Court of Appeals of Nevada.
SAVAGE SWEETS, INC.; AND ADVANTAGE WORKERS’ COMPENSATION INSURANCE, Appellants,
ROY JOHNSON, Respondent.
DECEMBER 26, 2017
ORDER OF AFFIRMANCE
*1 Appellants Savage Sweets, Inc. and Advantage Workers’ Compensation Insurance appeal an order denying their petition for judicial review. Eighth Judicial District Court, Clark County; Gloria Sturman, Judge.
Respondent Roy Johnson was driving a hazmat truck filled with crude oil for Savage Sweets when another truck driver cut him off. Johnson stopped just in time to avoid an accident. Johnson claims after the near-accident, the other driver was tailgating him into a gas station. Johnson parked in front of the station while the other driver drove to the back to get in line to fuel his truck. Johnson was walking to the gas stations market to buy a soda when he saw the other driver and walked over to his truck. Johnson testified he wanted to talk to the driver to determine if the driver was impaired or if he presented a terrorist threat because Johnson was driving hazardous materials. Johnson thought the driver might apologize and they would avoid any further problems on the road.
Johnson made eye contact with the driver but the other driver turned away. Johnson yelled “hey” to the other driver, but the other driver’s truck engine was on and the windows rolled up. Johnson opened the other driver’s door and then the other driver hit Johnson with a lead pipe in the head and arm several times. Johnson’s skull was fractured.
Johnson filed a claim for workers’ compensation. An Appeals Officer found the claim compensable under NRS 616C.150 as within the course and scope of his employment. Appellants filed a petition for judicial review. The district court determined the Appeals Officer’s decision was proper. The trucking company and its industrial insurer filed this appeal.
Appellants argue that the matter was improperly analyzed by the Appeals Officer under Bob Allyn Masonry v. Murphy, 124 Nev. 279, 183 P.3d 130 (2008), because that case addresses whether an injury arises out of employment. Here, they argue that Johnson left the course and scope of his employment when he approached the other driver to seek an apology. They claim that is not a risk of the job. Respondent answers that he was in the course and scope of his employment because he was under Savage Sweets’ control.

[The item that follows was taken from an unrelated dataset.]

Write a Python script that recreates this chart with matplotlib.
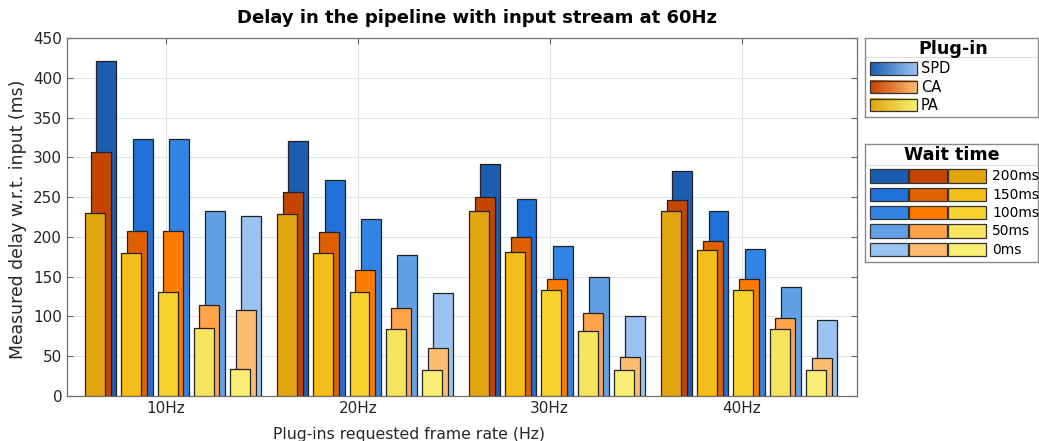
import numpy as np
import matplotlib
matplotlib.use("Agg")
import matplotlib.pyplot as plt
from matplotlib.colors import LinearSegmentedColormap
from matplotlib.patches import Rectangle

# Data
rates = ["10Hz", "20Hz", "30Hz", "40Hz"]
waits = ["200ms", "150ms", "100ms", "50ms", "0ms"]
plugins = ["SPD", "CA", "PA"]

# rows = frame rate, columns = wait time
spd = np.array([
    [421, 323, 323, 233, 226],
    [321, 271, 222, 177, 129],
    [291, 247, 189, 150, 101],
    [283, 232, 185, 137, 96],
])
ca = np.array([
    [307, 207, 207, 115, 108],
    [256, 206, 158, 110, 60],
    [250, 200, 147, 104, 49],
    [246, 195, 147, 98, 48],
])
pa = np.array([
    [230, 180, 131, 85, 34],
    [229, 180, 131, 84, 33],
    [232, 181, 133, 82, 33],
    [233, 183, 133, 84, 33],
])

# colours, dark (200ms) -> light (0ms)
spd_colors = ["#1b5db0", "#1f70d8", "#3384e2", "#62a0e6", "#9ac3f1"]
ca_colors = ["#c44500", "#e06000", "#ff7a00", "#ffa24a", "#ffbb70"]
pa_colors = ["#e2a40c", "#f3be15", "#f5d22e", "#f6e35e", "#f7ef72"]

W, H = 1039, 441
fig = plt.figure(figsize=(W / 100, H / 100), dpi=100)
ax = fig.add_axes([67 / W, (H - 396) / H, 790 / W, 358 / H])

x = np.arange(1, len(rates) + 1)
width = 0.104
step = 0.189
shift = 0.0295

series = [(spd, spd_colors, 2), (ca, ca_colors, 1), (pa, pa_colors, 0)]
for vals, cols, k in series:
    for j in range(len(waits)):
        pos = x + 0.009 + (j - 2) * step + k * shift
        ax.bar(pos, vals[:, j], width=width, color=cols[j],
               edgecolor="#222222", linewidth=0.9, zorder=3)

ax.set_xlim(0.4854, 4.6005)
ax.set_ylim(0, 450)
ax.set_yticks(np.arange(0, 451, 50))
ax.set_xticks(x)
ax.set_xticklabels(rates)
ax.grid(True, color="#e3e3e3", linewidth=0.8, zorder=0)
ax.tick_params(direction="in", top=True, right=True, labelsize=11,
               colors="#666666", labelcolor="#262626", length=4)
for s in ax.spines.values():
    s.set_color("#707070")
    s.set_linewidth(0.9)

fig.text(477 / W, 1 - 18 / H, "Delay in the pipeline with input stream at 60Hz",
         ha="center", va="center", fontsize=13, fontweight="bold")
fig.text(409 / W, 1 - 434 / H, "Plug-ins requested frame rate (Hz)",
         ha="center", va="center", fontsize=11.3, color="#262626")
fig.text(18 / W, 1 - 219 / H, "Measured delay w.r.t. input (ms)",
         ha="center", va="center", rotation=90, fontsize=12.4, color="#262626")


def legend_box(top, bottom):
    lax = fig.add_axes([865 / W, (H - bottom) / H, 173 / W, (bottom - top) / H])
    lax.set_xlim(0, 173)
    lax.set_ylim(bottom - top, 0)
    lax.set_xticks([])
    lax.set_yticks([])
    for s in lax.spines.values():
        s.set_color("#8a8a8a")
        s.set_linewidth(1.0)
    return lax


# Plug-in legend with gradient swatches
leg1 = legend_box(38.3, 117.3)
leg1.text(88, 10.5, "Plug-in", ha="center", va="center",
          fontsize=12.6, fontweight="bold")
leg1.axhline(18.4, color="#dddddd", linewidth=0.8)
grad = np.linspace(0, 1, 64).reshape(1, -1)
for i, (name, cols) in enumerate(zip(plugins, [spd_colors, ca_colors, pa_colors])):
    y0 = 24 + i * 18.2
    cmap = LinearSegmentedColormap.from_list(name, [cols[0], cols[-1]])
    leg1.imshow(grad, cmap=cmap, aspect="auto", extent=(5, 52, y0 + 12.6, y0),
                zorder=2)
    leg1.add_patch(Rectangle((5, y0), 47, 12.6, fill=False,
                             edgecolor="#333333", linewidth=0.9, zorder=3))
    leg1.text(56, y0 + 6.5, name, va="center", fontsize=10.5)
leg1.set_xlim(0, 173)
leg1.set_ylim(79, 0)

# Wait time legend
leg2 = legend_box(144.3, 261.7)
leg2.text(87, 10.5, "Wait time", ha="center", va="center",
          fontsize=12.6, fontweight="bold")
leg2.axhline(20.7, color="#dddddd", linewidth=0.8)
for j, w in enumerate(waits):
    y0 = 25 + j * 18.3
    for k, cols in enumerate([spd_colors, ca_colors, pa_colors]):
        leg2.add_patch(Rectangle((5 + k * 39, y0), 38, 13.4, facecolor=cols[j],
                                 edgecolor="#333333", linewidth=0.9))
    leg2.text(127, y0 + 7, w, va="center", fontsize=10)

fig.savefig("out.png", dpi=100)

“This court ‘review[s] an administrative body’s decision for clear error or an arbitrary abuse of discretion.’ ” Mitchell v. Clark Cty. Sch. Dist., 121 Nev. 179, 181, 111 P.3d 1104, 1105 (2005) (quoting Construction Indus. v. Chalue, 119 Nev. 348, 352, 74 P.3d 595 597 (2003)). “This court will not disturb an agency’s factual findings that are supported by substantial evidence.” Id. “However, ‘[q]uestions of law are reviewed de novo.’ ” Id. (quoting Bullock v. Pinnacle Risk Mgmt., 113 Nev. 1385, 1388, 951 P.2d 1036, 1038 (1997)).

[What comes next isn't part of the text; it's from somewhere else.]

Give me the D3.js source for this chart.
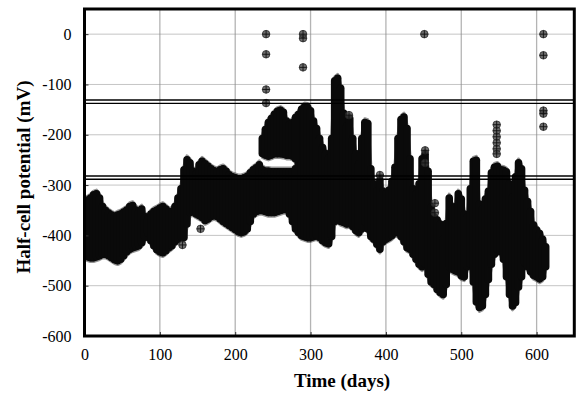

“An injured employee … [is] not entitled to receive compensation … unless the employee … establish[es] by a preponderance of the evidence that the employee’s injury arose out of and in the course of his or her employment.” NRS 616C.150(1). “When an employee is required to use the streets and highways to carry out his employment obligations, the risks of those streets and highways are thereby converted to risks of employment.” Bob Allyn Masonry, 124 Nev. at 286, 183 P.3d at 130. “If the employee can demonstrate that his injury was occasioned by those risks, his injury will be deemed to have arisen out of the employment.” Id. The inquiry does not end there. Id. at 286, 183 P.3d at 131. “To determine whether [the claimant] is entitled to obtain workers’ compensation benefits, [the court] must also [ ] consider[ ] whether the accident occurred in the course of his employment ” Id.
*2 The Nevada Supreme Court has held that an injury arises out of the course and scope of employment if “there is a causal connection between the injury and the employee’s work.” Rio Suite Hotel & Casino v. Gorsky, 113 Nev. 600, 604, 939 P.2d 1043, 1046 (1997). Additionally, “resolving whether an injury arose out of employment is examined by a totality of the circumstances.” Id.1
The Appeals Officer applied the applicable Nevada law and there was sufficient evidence in the record and in the findings to support the decision under our standard of review. The district court denied judicial review concluding the decision of the Appeals Officer “was not arbitrary or capricious, clearly erroneous, or affected by other error of law.” We agree. Accordingly, we
ORDER the judgment of the district court AFFIRMED.
Slip Copy, 2017 WL 6804636
In addition to Nevada law, appellants cite to out-of-state caselaw to counter the Appeals Officer’s decision. The non-Nevada cases are not controlling and none are directly on point in this specific situation.